** START OF DATASET ENTRIES **

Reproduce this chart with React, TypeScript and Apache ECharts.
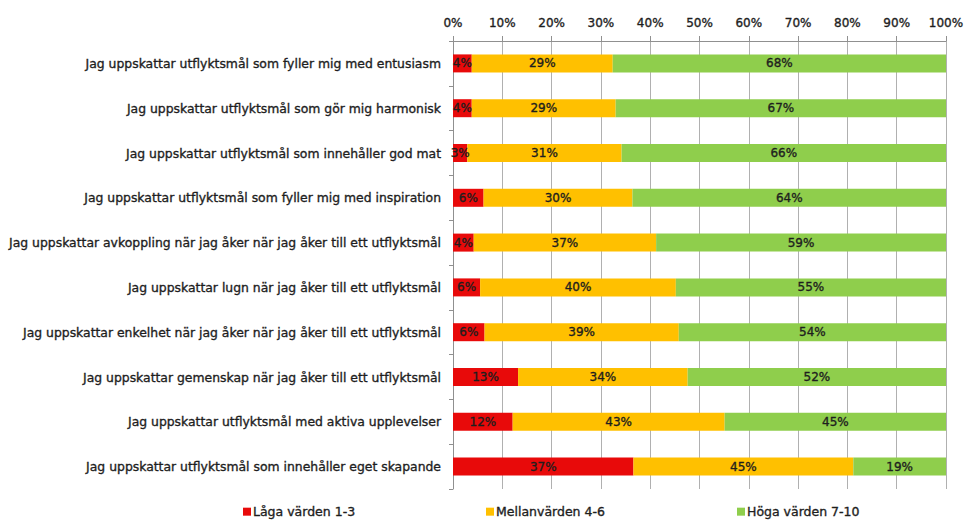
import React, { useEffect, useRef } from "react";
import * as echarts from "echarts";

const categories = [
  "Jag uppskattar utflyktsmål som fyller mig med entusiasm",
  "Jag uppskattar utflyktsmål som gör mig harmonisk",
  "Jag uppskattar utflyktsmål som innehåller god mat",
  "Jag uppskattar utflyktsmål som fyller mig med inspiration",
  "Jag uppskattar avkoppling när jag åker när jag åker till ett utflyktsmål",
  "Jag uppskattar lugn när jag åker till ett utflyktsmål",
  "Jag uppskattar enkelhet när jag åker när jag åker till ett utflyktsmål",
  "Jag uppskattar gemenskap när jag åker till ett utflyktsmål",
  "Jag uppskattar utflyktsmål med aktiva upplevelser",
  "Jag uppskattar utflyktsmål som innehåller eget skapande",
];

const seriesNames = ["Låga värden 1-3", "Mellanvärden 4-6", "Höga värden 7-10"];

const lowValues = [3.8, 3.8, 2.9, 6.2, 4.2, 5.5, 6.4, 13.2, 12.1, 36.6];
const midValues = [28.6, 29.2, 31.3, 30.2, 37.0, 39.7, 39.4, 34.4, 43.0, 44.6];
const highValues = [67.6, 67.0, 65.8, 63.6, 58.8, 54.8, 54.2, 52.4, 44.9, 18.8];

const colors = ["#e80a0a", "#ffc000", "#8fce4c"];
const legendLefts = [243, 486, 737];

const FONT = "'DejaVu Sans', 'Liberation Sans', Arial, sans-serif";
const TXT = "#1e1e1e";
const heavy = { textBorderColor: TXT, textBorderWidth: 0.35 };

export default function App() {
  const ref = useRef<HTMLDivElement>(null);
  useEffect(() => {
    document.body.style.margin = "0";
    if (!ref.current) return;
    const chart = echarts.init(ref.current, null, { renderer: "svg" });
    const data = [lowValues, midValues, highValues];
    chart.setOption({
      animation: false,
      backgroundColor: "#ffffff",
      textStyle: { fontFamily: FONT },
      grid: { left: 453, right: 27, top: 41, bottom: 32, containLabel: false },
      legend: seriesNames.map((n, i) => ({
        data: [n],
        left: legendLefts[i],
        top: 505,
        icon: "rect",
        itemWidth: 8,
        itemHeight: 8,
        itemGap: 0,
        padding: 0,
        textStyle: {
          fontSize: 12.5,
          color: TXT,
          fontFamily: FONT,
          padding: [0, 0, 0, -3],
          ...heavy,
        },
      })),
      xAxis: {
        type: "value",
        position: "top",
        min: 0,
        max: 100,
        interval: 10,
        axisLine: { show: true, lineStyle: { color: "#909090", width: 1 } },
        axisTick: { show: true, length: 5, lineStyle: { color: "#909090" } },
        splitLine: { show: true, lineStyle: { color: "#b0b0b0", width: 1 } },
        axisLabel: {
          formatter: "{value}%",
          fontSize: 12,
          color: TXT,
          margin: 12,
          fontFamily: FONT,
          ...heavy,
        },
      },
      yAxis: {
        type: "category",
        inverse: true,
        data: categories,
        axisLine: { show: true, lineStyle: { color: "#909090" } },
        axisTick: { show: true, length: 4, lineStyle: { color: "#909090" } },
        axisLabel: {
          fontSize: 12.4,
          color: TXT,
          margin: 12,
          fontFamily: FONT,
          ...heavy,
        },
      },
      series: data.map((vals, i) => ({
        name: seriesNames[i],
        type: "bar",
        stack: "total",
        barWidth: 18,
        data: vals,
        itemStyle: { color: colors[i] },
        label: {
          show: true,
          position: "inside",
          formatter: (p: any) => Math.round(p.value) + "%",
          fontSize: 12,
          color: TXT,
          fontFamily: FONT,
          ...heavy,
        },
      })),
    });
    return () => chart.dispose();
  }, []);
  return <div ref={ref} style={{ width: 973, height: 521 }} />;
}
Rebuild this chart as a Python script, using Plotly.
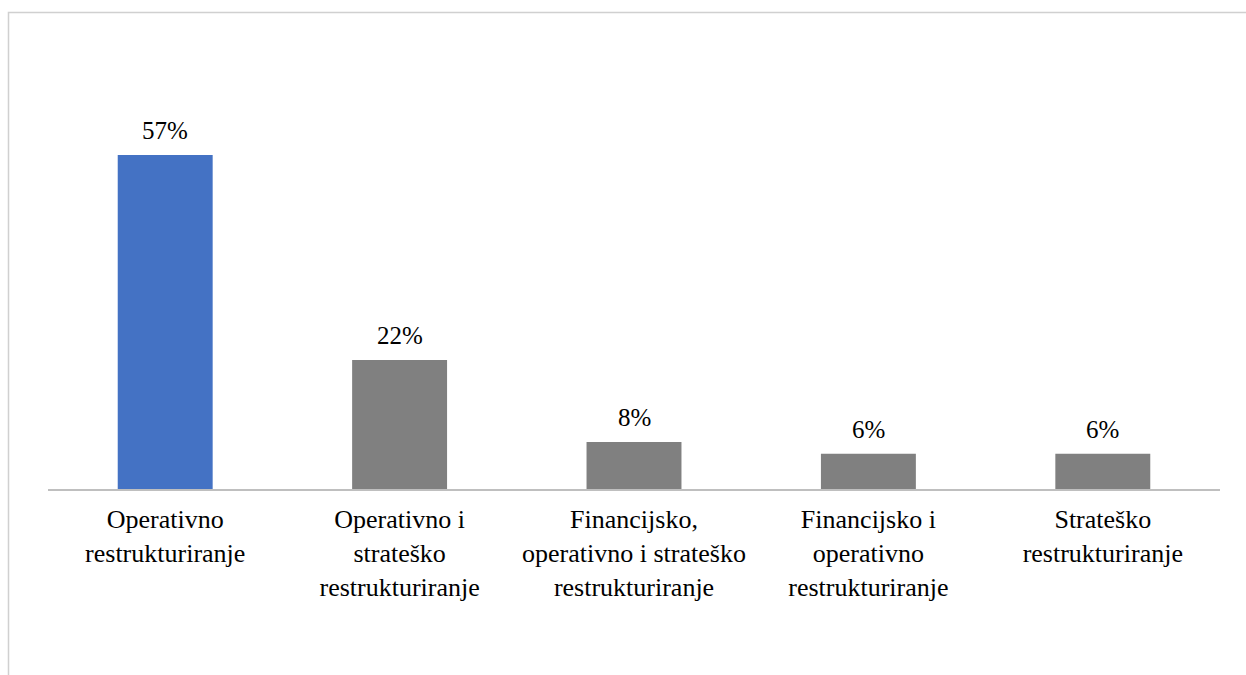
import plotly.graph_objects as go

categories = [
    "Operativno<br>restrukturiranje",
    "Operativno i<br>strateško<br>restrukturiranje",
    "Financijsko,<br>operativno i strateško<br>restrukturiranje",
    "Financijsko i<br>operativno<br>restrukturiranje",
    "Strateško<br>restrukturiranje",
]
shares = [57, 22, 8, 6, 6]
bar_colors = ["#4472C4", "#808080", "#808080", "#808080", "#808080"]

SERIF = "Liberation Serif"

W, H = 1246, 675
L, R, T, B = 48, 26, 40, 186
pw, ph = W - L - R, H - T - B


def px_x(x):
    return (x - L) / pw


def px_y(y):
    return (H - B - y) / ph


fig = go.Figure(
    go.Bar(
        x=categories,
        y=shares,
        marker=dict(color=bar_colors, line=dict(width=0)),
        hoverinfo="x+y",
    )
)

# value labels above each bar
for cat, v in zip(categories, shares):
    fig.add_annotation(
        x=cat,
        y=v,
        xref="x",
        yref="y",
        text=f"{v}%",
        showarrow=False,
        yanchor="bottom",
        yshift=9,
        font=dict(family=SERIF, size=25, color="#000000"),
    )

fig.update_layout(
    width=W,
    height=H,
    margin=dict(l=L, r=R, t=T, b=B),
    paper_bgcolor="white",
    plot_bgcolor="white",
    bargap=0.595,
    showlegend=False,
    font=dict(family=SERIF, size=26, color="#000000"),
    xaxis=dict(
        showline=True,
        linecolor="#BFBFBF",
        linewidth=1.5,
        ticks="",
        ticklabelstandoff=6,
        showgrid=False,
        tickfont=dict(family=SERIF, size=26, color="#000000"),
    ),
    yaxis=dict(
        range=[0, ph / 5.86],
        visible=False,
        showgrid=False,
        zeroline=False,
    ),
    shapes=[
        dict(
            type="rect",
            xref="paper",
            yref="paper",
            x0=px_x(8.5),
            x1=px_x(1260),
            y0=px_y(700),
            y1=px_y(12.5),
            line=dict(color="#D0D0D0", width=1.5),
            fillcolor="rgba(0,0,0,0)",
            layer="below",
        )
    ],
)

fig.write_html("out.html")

** END OF DATASET ENTRIES **

> _TO BE DONE_: The copy should hold exactly the lines from the line with "Rebuild this chart" to the line with "import plotly.graph_objects as go", both ends in, set down without any pictures and with nothing added.

> _TASK OUTPUT_:
Rebuild this chart as a Python script, using Plotly.
import plotly.graph_objects as go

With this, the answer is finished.